A las cinco de la tarde juega el Junior. Un coctel de camarones, unas ostras con limón y una cerveza helada para acompañar el partido tienen nombre propio: Ostrería Picasso, ubicada en el tradicional barrio Boston, abrió sus puertas en 1985. Don Manuel Roa, su propietario y anfitrión, relata con orgullo su historia, en un pintoresco lugar que perdura y se reinventa en el tiempo.

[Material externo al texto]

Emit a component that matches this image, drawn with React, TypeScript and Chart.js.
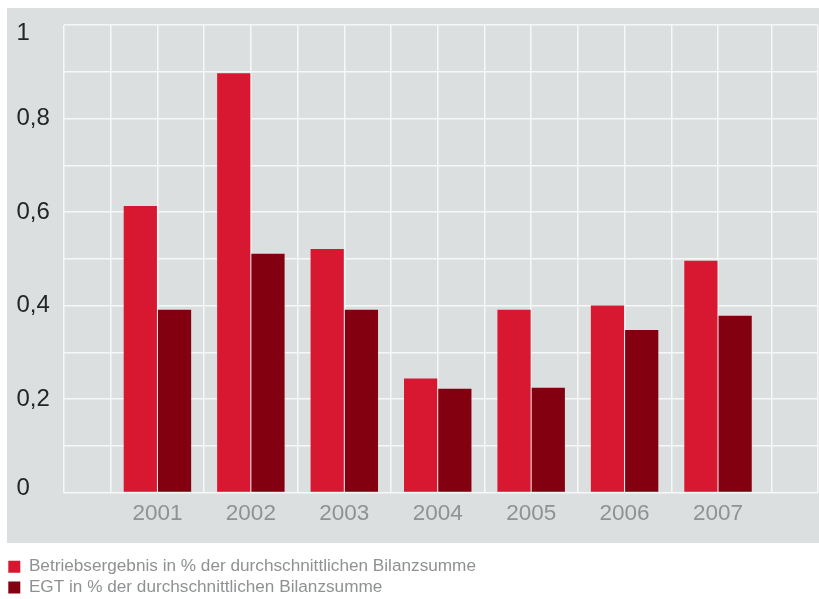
import React, { useEffect, useRef } from 'react';
import { Chart, registerables } from 'chart.js';

Chart.register(...registerables);

const YEARS = ['2001', '2002', '2003', '2004', '2005', '2006', '2007'];
const BETRIEBSERGEBNIS = [0.613, 0.897, 0.521, 0.244, 0.391, 0.4, 0.496];
const EGT = [0.391, 0.511, 0.391, 0.222, 0.224, 0.348, 0.378];
const SERIES_LABELS = [
  'Betriebsergebnis in % der durchschnittlichen Bilanzsumme',
  'EGT in % der durchschnittlichen Bilanzsumme',
];
const Y_LABEL_TICKS = [0, 0.2, 0.4, 0.6, 0.8, 1];

const FONT = '"Liberation Sans", Arial, Helvetica, sans-serif';
const GRID = '#f6f7f7';
const PAD_LEFT = 4.8;

const panelPlugin = {
  id: 'panel',
  beforeDraw(chart: any) {
    const ctx = chart.ctx;
    ctx.save();
    ctx.fillStyle = '#dcdfe0';
    ctx.fillRect(7, 8, 812, 535);
    ctx.restore();
    // nudge the extreme y labels inward, as in the printed chart
    const items = chart.scales.y.getLabelItems();
    items.forEach((it: any) => {
      if (it.label === '1') it.options.translation[1] += 8;
      if (it.label === '0') it.options.translation[1] -= 4;
    });
  },
};

const yLabelShift = {
  id: 'yLabelShift',
  afterLayout(chart: any) {
    chart.scales.y.left = 16.5;
  },
};

export default function App() {
  const ref = useRef<HTMLCanvasElement>(null);

  useEffect(() => {
    if (!ref.current) return;
    const chart = new Chart(ref.current, {
      type: 'bar',
      data: {
        datasets: [
          {
            label: SERIES_LABELS[0],
            data: BETRIEBSERGEBNIS.map((y, i) => ({ x: i + 1, y })),
            backgroundColor: '#d81730',
            borderWidth: 0,
          },
          {
            label: SERIES_LABELS[1],
            data: EGT.map((y, i) => ({ x: i + 1, y })),
            backgroundColor: '#830011',
            borderWidth: 0,
          },
        ],
      },
      options: {
        animation: false,
        responsive: false,
        layout: { padding: { left: PAD_LEFT, right: 1, top: 25, bottom: 4 } },
        datasets: { bar: { categoryPercentage: 1.466, barPercentage: 0.97 } },
        plugins: {
          tooltip: { enabled: false },
          legend: {
            position: 'bottom',
            align: 'start',
            labels: {
              boxWidth: 12,
              boxHeight: 12,
              padding: 3.5,
              color: '#8e9292',
              font: { size: 17.2, family: FONT },
            },
          },
        },
        scales: {
          x: {
            type: 'linear',
            min: 0,
            max: 8.07,
            offset: false,
            afterBuildTicks: (axis: any) => {
              axis.ticks = [0, 0.5, 1, 1.5, 2, 2.5, 3, 3.5, 4, 4.5, 5, 5.5, 6, 6.5, 7, 7.57, 8.07].map(
                (v) => ({ value: v })
              );
            },
            afterFit: (axis: any) => {
              axis.height = 62;
            },
            grid: {
              color: GRID,
              lineWidth: 1.5,
              drawTicks: true,
              tickLength: 8,
              tickColor: 'rgba(0,0,0,0)',
              offset: false,
            },
            border: { display: false },
            ticks: {
              autoSkip: false,
              maxRotation: 0,
              minRotation: 0,
              padding: 0,
              color: '#8e9292',
              font: { size: 22.5, family: FONT },
              callback: (v: any) => {
                const n = Number(v);
                return Number.isInteger(n) && n >= 1 && n <= YEARS.length ? YEARS[n - 1] : '';
              },
            },
          },
          y: {
            min: 0,
            max: 1,
            afterFit: (axis: any) => {
              axis.width = 64 - PAD_LEFT;
            },
            grid: { color: GRID, lineWidth: 1.5, drawTicks: false },
            border: { display: false },
            ticks: {
              stepSize: 0.1,
              crossAlign: 'far',
              color: '#252525',
              font: { size: 24, family: FONT },
              callback: (v: any) => {
                const n = Math.round(Number(v) * 10) / 10;
                const hit = Y_LABEL_TICKS.find((t) => Math.abs(t - n) < 1e-6);
                return hit === undefined ? '' : String(hit).replace('.', ',');
              },
            },
          },
        },
      },
      plugins: [panelPlugin, yLabelShift],
    } as any);
    return () => chart.destroy();
  }, []);

  return (
    <div style={{ position: 'fixed', left: 0, top: 0, width: 819, height: 610 }}>
      <canvas ref={ref} width={819} height={610} style={{ display: 'block' }} />
    </div>
  );
}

Guarapos, petos y chichas de corozo siguen coloreando la oferta callejera de una ciudad que sabe distinto en cada rincón, y donde es posible encontrar especias como cúrcuma, pimienta de olor, paprika y anís estrellado. También dátiles, higos y frutas deshidratadas. Incluso hojas secas de stevia, tomillo, laurel, orégano o hierbabuena. Vinagres de uva y plátano, aceites y masa maíz o de yuca junto con hojas de bijao para envolver hayacas y pasteles se consiguen en el Granero la Magola, ubicado en la calle 30, paralelo a los tradicionales caños en donde otrora se comercializaban los productos que venían de los municipios y corregimientos ribereños del río Grande Magdalena .
El plato barranquillero puede estar fundido con barro de Malambo o loza de la China, puede ser de cerámica santandereana o porcelana alemana. Se sirve en una mesa a manteles o en totumo. Se come con la mano o con cubiertos. Se comparte entre amigos, se conversa de manera histriónica, salta, causa euforia y se reposa. Lo tenemos al alcance de la mano, caminando, en el bus o lo pedimos al carro. Lo llevamos al vecino en un trueque de sazones.
Lo rendimos cuando la mesa crece o lo desayunamos con lo que quedó del día anterior. El plato de Curramba sabe a la Sabana, La Guajira, Cesar, y Magdalena. Tiene arepa, fríjoles y chicharrón. Quita el guayabo con una changua o nos da cañaña (fuerza) con un guandú.
Endulza la tarde con la alegría de coco y anís, los caballitos y las cocadas en el canto profundo de una palenquera que habita la Manga o Nueva Colombia, en donde la tradición afrodescendiente cuenta su propio relato.